Дипломатические отношения Москвы с Тель-Авивом были давно разорваны…
И вот теперь эта записка, разосланная суровым Андреем Андреевичем Громыко членам политбюро, явно с санкции самого Брежнева, поскольку исходила из общего отдела ЦК КПСС. В документе осторожно ставился вопрос о необходимости восстановления дипломатических отношений и других официальных контактов с Израилем.
Оформлена она была нарочито просто — без гирлянды подписей с согласованиями в комитетах, министерствах и ведомствах. Если обычно на такого рода документах стояли красные штампики «срочно» или «весьма срочно», «совершенно секретно» или «особой важности», то эта бумага пришла с самой низкой ступенькой конспирации общего отдела на Старой площади — грифом «секретно». Я подчеркнул в этом трехстраничном документе красным карандашом самое важное, вложил его в красную папку «Политбюро» и отнес в кабинет Юрия Владимировича, на его рабочий стол.

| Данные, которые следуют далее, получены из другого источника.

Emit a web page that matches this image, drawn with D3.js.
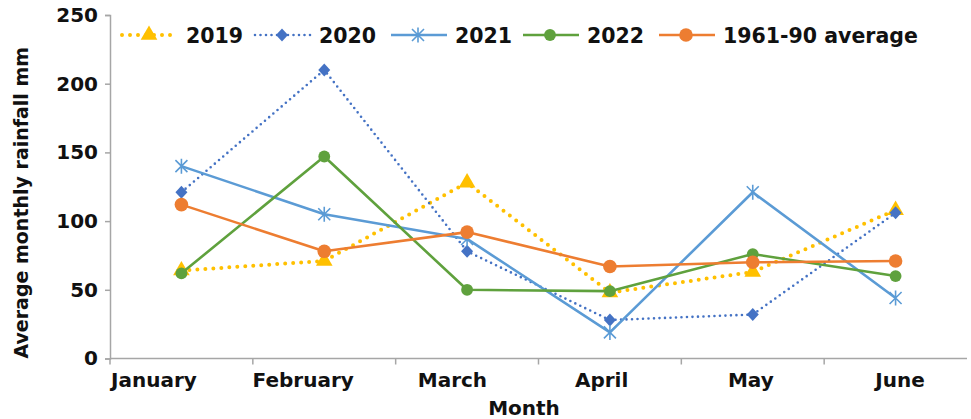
<!DOCTYPE html>
<html>
<head>
<meta charset="utf-8">
<script src="https://cdn.jsdelivr.net/npm/d3@7"></script>
<style>
  html, body { margin: 0; padding: 0; background: #fff; }
  svg { display: block; }
  text { font-family: "DejaVu Sans", sans-serif; font-weight: bold; fill: #111; }
</style>
</head>
<body>
<svg id="chart" width="971" height="419"></svg>
<script>
// Monthly rainfall (mm), January to June
const months = ["January", "February", "March", "April", "May", "June"];
const rain2019 = [64, 71, 128, 48, 63, 108];
const rain2020 = [121, 210, 78, 28, 32, 106];
const rain2021 = [140, 105, 87, 19, 121, 44];
const rain2022 = [62, 147, 50, 49, 76, 60];
const avg1961to90 = [112, 78, 92, 67, 70, 71];
const yTicks = [0, 50, 100, 150, 200, 250];
const seriesNames = ["2019", "2020", "2021", "2022", "1961-90 average"];

const svg = d3.select("#chart");
const W = 971, H = 419;
const margin = { left: 110, right: 4, top: 15, bottom: 60.5 };

const x = d3.scaleBand().domain(months).range([margin.left, W - margin.right]);
const y = d3.scaleLinear().domain([0, 250]).range([H - margin.bottom, margin.top]);
// category labels sit on their own, slightly wider spacing
const xLabel = d3.scalePoint().domain(months).range([153.5, 899.5]);

const axisColor = "#a6a6a6";

// Y axis
const yAxis = svg.append("g")
  .attr("transform", `translate(${margin.left},0)`)
  .call(d3.axisLeft(y).tickValues(yTicks).tickSize(5).tickPadding(7));
yAxis.select(".domain").attr("stroke", axisColor).attr("stroke-width", 1.5);
yAxis.selectAll(".tick line").attr("stroke", axisColor).attr("stroke-width", 1.5);
yAxis.selectAll(".tick text").attr("font-size", 20).attr("fill", "#111")
  .attr("font-family", "DejaVu Sans").attr("font-weight", "bold");

// X axis line with tick marks on band boundaries
const xAxis = svg.append("g")
  .attr("transform", `translate(0,${y(0)})`);
xAxis.append("line")
  .attr("x1", x.range()[0]).attr("x2", x.range()[1])
  .attr("y1", 0).attr("y2", 0)
  .attr("stroke", axisColor).attr("stroke-width", 1.5);
xAxis.selectAll("line.bound").data(months).enter()
  .append("line").attr("class", "bound")
  .attr("x1", d => x(d)).attr("x2", d => x(d))
  .attr("y1", 0).attr("y2", 6)
  .attr("stroke", axisColor).attr("stroke-width", 1.5);

// Category labels
const labelAxis = svg.append("g")
  .attr("transform", `translate(0,${y(0)})`)
  .call(d3.axisBottom(xLabel).tickSize(0).tickPadding(14));
labelAxis.select(".domain").remove();
labelAxis.selectAll(".tick text").attr("font-size", 20).attr("fill", "#111")
  .attr("font-family", "DejaVu Sans").attr("font-weight", "bold");

// Axis titles
svg.append("text")
  .attr("x", 524)
  .attr("y", 415)
  .attr("text-anchor", "middle")
  .attr("font-size", 20)
  .text("Month");

svg.append("text")
  .attr("transform", `translate(28,${(margin.top + y(0)) / 2 + 16}) rotate(-90)`)
  .attr("text-anchor", "middle")
  .attr("font-size", 19)
  .text("Average monthly rainfall mm");

// Marker shapes
const markerPath = {
  triangle: d3.symbol().type(d3.symbolTriangle).size(120)(),
  diamond: "M0,-6.5L6,0L0,6.5L-6,0Z",
  asterisk: "M0,-7.5L0,7.5M-6,-6L6,6M-6,6L6,-6",
  circle: d3.symbol().type(d3.symbolCircle).size(110)(),
  bigCircle: d3.symbol().type(d3.symbolCircle).size(145)()
};

const series = [
  { name: seriesNames[0], values: rain2019, color: "#ffc000", width: 4, dash: "0,8", marker: "triangle", fill: true },
  { name: seriesNames[1], values: rain2020, color: "#4472c4", width: 2.6, dash: "0,5.5", marker: "diamond", fill: true },
  { name: seriesNames[2], values: rain2021, color: "#5b9bd5", width: 2.6, dash: null, marker: "asterisk", fill: false },
  { name: seriesNames[3], values: rain2022, color: "#5fa13d", width: 2.6, dash: null, marker: "circle", fill: true },
  { name: seriesNames[4], values: avg1961to90, color: "#ed7d31", width: 2.6, dash: null, marker: "bigCircle", fill: true }
];

const line = d3.line()
  .x((d, i) => x(months[i]) + x.bandwidth() / 2)
  .y(d => y(d));

function drawMarker(g, s, tx, ty) {
  const p = g.append("path")
    .attr("d", markerPath[s.marker])
    .attr("transform", `translate(${tx},${ty})`);
  if (s.fill) {
    p.attr("fill", s.color).attr("stroke", "none");
  } else {
    p.attr("fill", "none").attr("stroke", s.color).attr("stroke-width", 1.6);
  }
  return p;
}

const plot = svg.append("g");
series.forEach(s => {
  const g = plot.append("g");
  g.append("path")
    .datum(s.values)
    .attr("d", line)
    .attr("fill", "none")
    .attr("stroke", s.color)
    .attr("stroke-width", s.width)
    .attr("stroke-linecap", s.dash ? "round" : "butt")
    .attr("stroke-linejoin", "round")
    .attr("stroke-dasharray", s.dash);
  s.values.forEach((v, i) => {
    drawMarker(g, s, x(months[i]) + x.bandwidth() / 2, y(v));
  });
});

// Legend
const legendX = [122, 255, 391, 523, 659];
const legendY = 35;
const legend = svg.append("g");
series.forEach((s, i) => {
  const g = legend.append("g");
  const x0 = legendX[i];
  g.append("line")
    .attr("x1", x0).attr("x2", x0 + 56)
    .attr("y1", legendY).attr("y2", legendY)
    .attr("stroke", s.color)
    .attr("stroke-width", s.width)
    .attr("stroke-linecap", s.dash ? "round" : "butt")
    .attr("stroke-dasharray", s.dash);
  drawMarker(g, s, x0 + 27, legendY);
  g.append("text")
    .attr("x", x0 + 64)
    .attr("y", legendY + 8)
    .attr("font-size", 20.5)
    .text(s.name);
});
</script>
</body>
</html>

После отъезда Андропова вечером домой я взял с его стола эту папку и не увидел на записке Громыко росписи Юрия Владимировича, которую он ставил, прочитывая любой документ. До моей папки «Политбюро», видимо, не дошла очередь, решил я. На следующее утро я вновь положил папку с запиской Громыко на стол шефа и вечером вновь получил ее нечитаную. В те дни у Юрия Владимировича сплошной чередой шли совещания, во время которых я мог вторгаться в его кабинет только с чрезвычайно срочными бумагами, имеющими штамп «срочно». На третий день история повторилась, и визы Юрия Владимировича на записке Громыко вновь не оказалось. Виноваты были опять сплошные и напряженные совещания у шефа. Зная это, на четвертый день я оставил с утра этот документ в своем сейфе вместе с папкой, в которую мне надо было вложить еще пару свежеприбывших бумаг.